# Exercise description
Write the data out again exactly, with no pictures.

# Stored data

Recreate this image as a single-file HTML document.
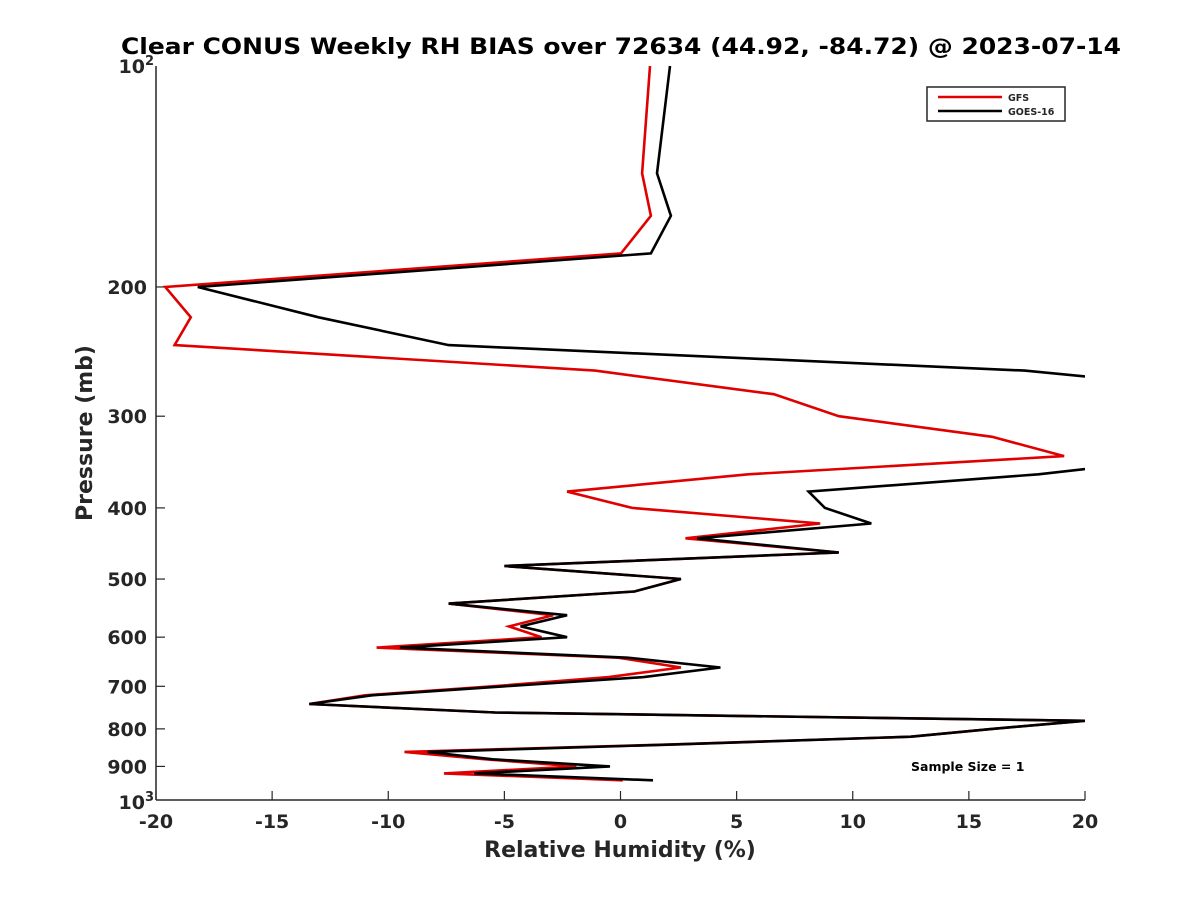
<!DOCTYPE html>
<html><head><meta charset="utf-8"><style>
body{margin:0;background:#fff;}
svg text{font-family:"DejaVu Sans","Liberation Sans",sans-serif;font-weight:bold;fill:#262626;}
</style></head><body>
<svg id="chart" width="1200" height="900" xmlns="http://www.w3.org/2000/svg">
<defs><clipPath id="plotclip"><rect x="156" y="60" width="929" height="740"/></clipPath></defs>
<rect width="1200" height="900" fill="#fff"/>
<text x="621" y="54" font-size="22" text-anchor="middle" textLength="1000" lengthAdjust="spacingAndGlyphs" style="fill:#000">Clear CONUS Weekly RH BIAS over 72634 (44.92, -84.72) @ 2023-07-14</text>
<g id="axes"></g>
<g id="series" clip-path="url(#plotclip)"></g>
<g>
<rect x="927" y="87" width="138" height="34" fill="#fff" stroke="#262626" stroke-width="1.5"/>
<line x1="938" y1="97" x2="1002" y2="97" stroke="#e00000" stroke-width="2.5"/>
<text x="1008" y="101" font-size="9.5">GFS</text>
<line x1="938" y1="111" x2="1002" y2="111" stroke="#000" stroke-width="2.5"/>
<text x="1008" y="115" font-size="9.5">GOES-16</text>
</g>
<text x="911" y="771" font-size="12.5" style="fill:#000">Sample Size = 1</text>
<text x="620" y="857" font-size="22" text-anchor="middle">Relative Humidity (%)</text>
<text transform="translate(92,433) rotate(-90)" font-size="22" text-anchor="middle">Pressure (mb)</text>
</svg>
<script>
const pressures=[100,140,160,180,200,220,240,260,280,300,320,340,360,380,400,420,440,460,480,500,520,540,560,580,600,620,640,660,680,700,720,740,760,780,800,820,840,860,880,900,920,940];
const gfsBias=[1.27,0.93,1.31,0.02,-19.6,-18.5,-19.2,-1.1,6.6,9.4,16.0,19.1,5.5,-2.3,0.5,8.6,2.8,9.4,-5.0,2.6,0.6,-7.4,-2.9,-4.8,-3.4,-10.5,-0.1,2.6,-0.5,-5.5,-11.0,-13.4,-5.4,20,16,12.5,2.2,-9.3,-5.8,-1.9,-7.6,0.1];
const goesBias=[2.13,1.57,2.17,1.31,-18.2,-13.0,-7.4,17.4,28,30,30,25,18.0,8.1,8.8,10.8,3.3,9.4,-5.0,2.6,0.6,-7.4,-2.3,-4.3,-2.3,-9.5,0.3,4.3,1.0,-5.0,-10.7,-13.4,-5.4,20,16,12.5,2.4,-8.3,-5.5,-0.45,-6.3,1.4];
const xTicks=[-20,-15,-10,-5,0,5,10,15,20];
const yTicks=[200,300,400,500,600,700,800,900];
const L=156,R=1085,T=66,B=800,XMIN=-20,XMAX=20;
function xs(v){return L+(v-XMIN)/(XMAX-XMIN)*(R-L);}
function ys(p){return T+(Math.log10(p)-2)*(B-T);}
const NS="http://www.w3.org/2000/svg";
function mk(tag,attrs,parent){const e=document.createElementNS(NS,tag);for(const k in attrs)e.setAttribute(k,attrs[k]);parent.appendChild(e);return e;}
const axes=document.getElementById('axes');
const xAxis=mk('line',{x1:L,y1:B,x2:R,y2:B,stroke:'#262626','stroke-width':1.5},axes);


const yAxis=mk('line',{x1:L,y1:T,x2:L,y2:B,stroke:'#262626','stroke-width':1.5},axes);


xTicks.forEach(v=>{
  const x=xs(v);
  const t=mk('line',{x1:x,y1:B,x2:x,y2:B-9,stroke:'#262626','stroke-width':1.2},axes);
  
  
  const lb=mk('text',{x:x,y:B+28,'font-size':19,'text-anchor':'middle'},axes);
  lb.textContent=String(v);
  
  
});
yTicks.forEach(p=>{
  const y=ys(p);
  const t=mk('line',{x1:L,y1:y,x2:L+9,y2:y,stroke:'#262626','stroke-width':1.2},axes);
  
  
  const lb=mk('text',{x:L-9,y:y+7,'font-size':19,'text-anchor':'end'},axes);
  lb.textContent=String(p);
  
  
});
[[100,'2'],[1000,'3']].forEach(([p,e])=>{
  const y=ys(p);
  const lb=mk('text',{x:L-11,y:y+(p===100?7:9),'font-size':19,'text-anchor':'end'},axes);
  lb.textContent='10';
  
  
  const sup=mk('text',{x:L-11,y:y+(p===100?-1:1),'font-size':13,'text-anchor':'start'},axes);
  sup.textContent=e;
  
  
});
const series=document.getElementById('series');
function drawLine(vals,color,name){
  const d=vals.map((v,i)=>(i?'L':'M')+xs(v).toFixed(1)+','+ys(pressures[i]).toFixed(1)).join(' ');
  const p=mk('path',{d:d,fill:'none',stroke:color,'stroke-width':2.6,'stroke-linejoin':'miter'},series);
  
  
}
drawLine(gfsBias,'#e00000','gfs-line');
drawLine(goesBias,'#000000','goes16-line');
</script>
</body></html>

# Full answer
Recreate this image as a single-file HTML document.
<!DOCTYPE html>
<html><head><meta charset="utf-8"><style>
body{margin:0;background:#fff;}
svg text{font-family:"DejaVu Sans","Liberation Sans",sans-serif;font-weight:bold;fill:#262626;}
</style></head><body>
<svg id="chart" width="1200" height="900" xmlns="http://www.w3.org/2000/svg">
<defs><clipPath id="plotclip"><rect x="156" y="60" width="929" height="740"/></clipPath></defs>
<rect width="1200" height="900" fill="#fff"/>
<text x="621" y="54" font-size="22" text-anchor="middle" textLength="1000" lengthAdjust="spacingAndGlyphs" style="fill:#000">Clear CONUS Weekly RH BIAS over 72634 (44.92, -84.72) @ 2023-07-14</text>
<g id="axes"></g>
<g id="series" clip-path="url(#plotclip)"></g>
<g>
<rect x="927" y="87" width="138" height="34" fill="#fff" stroke="#262626" stroke-width="1.5"/>
<line x1="938" y1="97" x2="1002" y2="97" stroke="#e00000" stroke-width="2.5"/>
<text x="1008" y="101" font-size="9.5">GFS</text>
<line x1="938" y1="111" x2="1002" y2="111" stroke="#000" stroke-width="2.5"/>
<text x="1008" y="115" font-size="9.5">GOES-16</text>
</g>
<text x="911" y="771" font-size="12.5" style="fill:#000">Sample Size = 1</text>
<text x="620" y="857" font-size="22" text-anchor="middle">Relative Humidity (%)</text>
<text transform="translate(92,433) rotate(-90)" font-size="22" text-anchor="middle">Pressure (mb)</text>
</svg>
<script>
const pressures=[100,140,160,180,200,220,240,260,280,300,320,340,360,380,400,420,440,460,480,500,520,540,560,580,600,620,640,660,680,700,720,740,760,780,800,820,840,860,880,900,920,940];
const gfsBias=[1.27,0.93,1.31,0.02,-19.6,-18.5,-19.2,-1.1,6.6,9.4,16.0,19.1,5.5,-2.3,0.5,8.6,2.8,9.4,-5.0,2.6,0.6,-7.4,-2.9,-4.8,-3.4,-10.5,-0.1,2.6,-0.5,-5.5,-11.0,-13.4,-5.4,20,16,12.5,2.2,-9.3,-5.8,-1.9,-7.6,0.1];
const goesBias=[2.13,1.57,2.17,1.31,-18.2,-13.0,-7.4,17.4,28,30,30,25,18.0,8.1,8.8,10.8,3.3,9.4,-5.0,2.6,0.6,-7.4,-2.3,-4.3,-2.3,-9.5,0.3,4.3,1.0,-5.0,-10.7,-13.4,-5.4,20,16,12.5,2.4,-8.3,-5.5,-0.45,-6.3,1.4];
const xTicks=[-20,-15,-10,-5,0,5,10,15,20];
const yTicks=[200,300,400,500,600,700,800,900];
const L=156,R=1085,T=66,B=800,XMIN=-20,XMAX=20;
function xs(v){return L+(v-XMIN)/(XMAX-XMIN)*(R-L);}
function ys(p){return T+(Math.log10(p)-2)*(B-T);}
const NS="http://www.w3.org/2000/svg";
function mk(tag,attrs,parent){const e=document.createElementNS(NS,tag);for(const k in attrs)e.setAttribute(k,attrs[k]);parent.appendChild(e);return e;}
const axes=document.getElementById('axes');
const xAxis=mk('line',{x1:L,y1:B,x2:R,y2:B,stroke:'#262626','stroke-width':1.5},axes);


const yAxis=mk('line',{x1:L,y1:T,x2:L,y2:B,stroke:'#262626','stroke-width':1.5},axes);


xTicks.forEach(v=>{
  const x=xs(v);
  const t=mk('line',{x1:x,y1:B,x2:x,y2:B-9,stroke:'#262626','stroke-width':1.2},axes);
  
  
  const lb=mk('text',{x:x,y:B+28,'font-size':19,'text-anchor':'middle'},axes);
  lb.textContent=String(v);
  
  
});
yTicks.forEach(p=>{
  const y=ys(p);
  const t=mk('line',{x1:L,y1:y,x2:L+9,y2:y,stroke:'#262626','stroke-width':1.2},axes);
  
  
  const lb=mk('text',{x:L-9,y:y+7,'font-size':19,'text-anchor':'end'},axes);
  lb.textContent=String(p);
  
  
});
[[100,'2'],[1000,'3']].forEach(([p,e])=>{
  const y=ys(p);
  const lb=mk('text',{x:L-11,y:y+(p===100?7:9),'font-size':19,'text-anchor':'end'},axes);
  lb.textContent='10';
  
  
  const sup=mk('text',{x:L-11,y:y+(p===100?-1:1),'font-size':13,'text-anchor':'start'},axes);
  sup.textContent=e;
  
  
});
const series=document.getElementById('series');
function drawLine(vals,color,name){
  const d=vals.map((v,i)=>(i?'L':'M')+xs(v).toFixed(1)+','+ys(pressures[i]).toFixed(1)).join(' ');
  const p=mk('path',{d:d,fill:'none',stroke:color,'stroke-width':2.6,'stroke-linejoin':'miter'},series);
  
  
}
drawLine(gfsBias,'#e00000','gfs-line');
drawLine(goesBias,'#000000','goes16-line');
</script>
</body></html>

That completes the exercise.